もしかしたら、その時代こそが、イエスが望んでいた社会であったのではないかと想像します。


今、その地は、軍事力と経済力を持つイスラエルが、パレスチナ民族の自治区に攻め入り、パレスチナの抵抗できない人々、病人、老人、女性、子供、妊婦、新生児、障害者を、テロリストと一色単にして、象が蟻の集団を踏み潰すように殺しています。イスラエルが本格的な戦闘を開始して一ヶ月あまりで二万人のパレスチナ人が殺されました。この中の八千人は子供です。
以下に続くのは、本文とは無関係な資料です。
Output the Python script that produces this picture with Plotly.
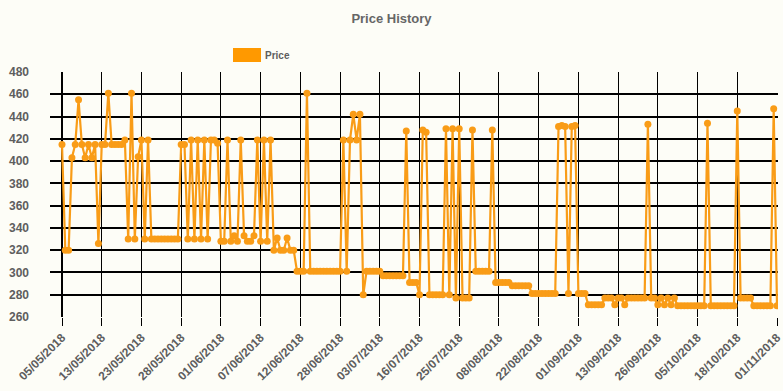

この殺戮行為は、イスラエルが止めない限り、続きます。この惨劇を、アメリカをはじめヨーロッパが黙認している限り終わる事はありません。


マタイによる福音書の二章に、ヘロデ王の幼児虐殺のエピソードが記されています。

ユダヤの真の王がベツレヘムで誕生するという預言を占星術師から伝えられたヘロデ王が、ベツレヘムとその周辺で生まれた二歳以下の幼児を皆殺しにしたというエピソードです。ヨセフとマリアは主が使わされた使いの警告に従い、幼子イエスの命を守りました。

子供は私たち人類の未来の希望であり、救世主となりえる存在です。子供たちを、その親を殺す事は、二千年前の悪夢を再び甦られる事に繋がりかねません。


この戦争、そしてロシアによるウクライナ侵略戦争も同様です。その他、あらゆる戦争、殺戮行為も同様です。子供や女性、か弱き人を虐待し、蹂躙し、いじめという暴力も同様です。欺す、偽る事も同様です。誹謗中傷も同様です。

即時、中止にしなければなりません。

そうしなければ、きっと主の天罰が、ロシアに、イスラエルに、そして私たち人類に下されるかもしれません。

そうならないためにも、クリスマスに、私たちは誓わねばなりません。